Dans ces pays, le niveau de vie moyen, mesuré en PIB/habitant, n'atteint encore qu'un dixième du nôtre. Surtout, la répartition des richesses, mesurée par l'indice Gini - du nom du statisticien italien qui l'a défini au début du siècle dernier - y est significativement plus inégalitaire que dans les pays développés, les champions, si l'on ose dire, étant le Brésil et l'Afrique du Sud.

De ce fait, une fraction considérable de la population dispose de moyens de subsistance extrêmement réduits, la nourriture absorbant la quasi-totalité du revenu disponible - par comparaison, le poids moyen de l'alimentation dans le budget d'un ménage français se situe entre 10 % et 15 %. Qu'une forte augmentation du prix des denrées de base se produise et ce sont les besoins les plus élémentaires de ces populations qui sont menacés.

La flambée des cours des matières premières et alimentaires, entretenue par les aléas climatiques, l'accroissement de la demande et les politiques monétaires expansionnistes peuvent donc bousculer sérieusement l'ordre social. Ce n'est pas nouveau, on se contentera de signaler, dans notre histoire, la guerre des farines qui souleva le nord de la France en 1775 suite à une augmentation brutale des prix du grain, préfigurant la marche des femmes sur Versailles une quinzaine d'années plus tard, pour aller chercher « le boulanger, la boulangère et le petit mitron » (le couple royal et le dauphin). La hausse des prix n'est pas la seule cause, mais assurément un détonateur puissant. Le gouvernement algérien l'a bien compris qui vient de baisser les taxes sur l'huile et le sucre.

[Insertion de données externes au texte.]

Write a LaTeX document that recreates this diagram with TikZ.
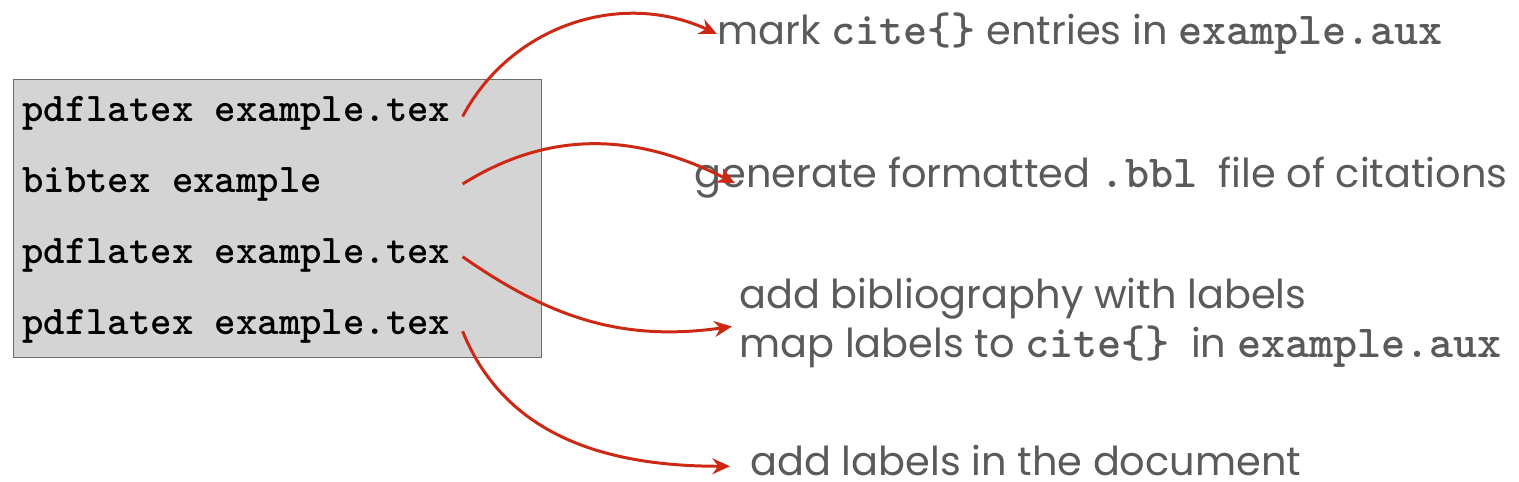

Cela nous ramène aux deux stratégies de "Quantitative Easing" (QE) en cours dans le monde. Celle, récente, des États-Unis, et l'autre, plus ancienne et non désignée comme telle, de la Chine. Car, comme le soulignait récemment et non sans ironie Peter Morici, économiste à l'université du Maryland, la parité fixe du yuan fait que, pour chaque dollar encaissé, la Banque de Chine crée une quantité constante de yuans, sans aucun mécanisme d'ajustement automatique. Plus la Chine exporte, plus elle crée de monnaie, ce qui, joint à un système bancaire inefficace, est inflationniste. Clairement, la politique de la Fed inclut aussi un objectif stratégique, forcer les Chinois à réévaluer, ce qu'ils seront peut-être forcés de faire... si en interne la hausse des prix des produits de base se poursuivait au point de porter la population à ébullition.

Aux adeptes du QE, on soulignera qu'inonder les marchés de monnaie, c'est aussi contribuer à faire des matières premières des actifs financiers, et à causer des phénomènes d'anticipation chez les producteurs - tentés d'attendre la hausse - créant la pénurie. Jeu particulièrement malsain. Voilà encore, sans jeu de mots, du pain sur la planche pour notre super-héros national. Le président du G20, qui dit aborder le sujet avec ambition et réalisme, va devoir surtout se concentrer sur le second terme. L'accueil, amical dans la forme mais inflexible sur le fond, que lui a réservé le président Obama démontre que l'on parlera peut-être au G20 d'une hypothétique nouvelle monnaie internationale... tout en constatant la position inexpugnable du dollar.

La rencontre Obama-Hu Jintao cette semaine à Washington prend en revanche une envergure qui rappelle celle de Nixon à Mao en 1972, à cela près que celle-ci sera tendue, les points de divergence ou de conflit ne manquant pas. Là se joue peut-être l'avenir du monde.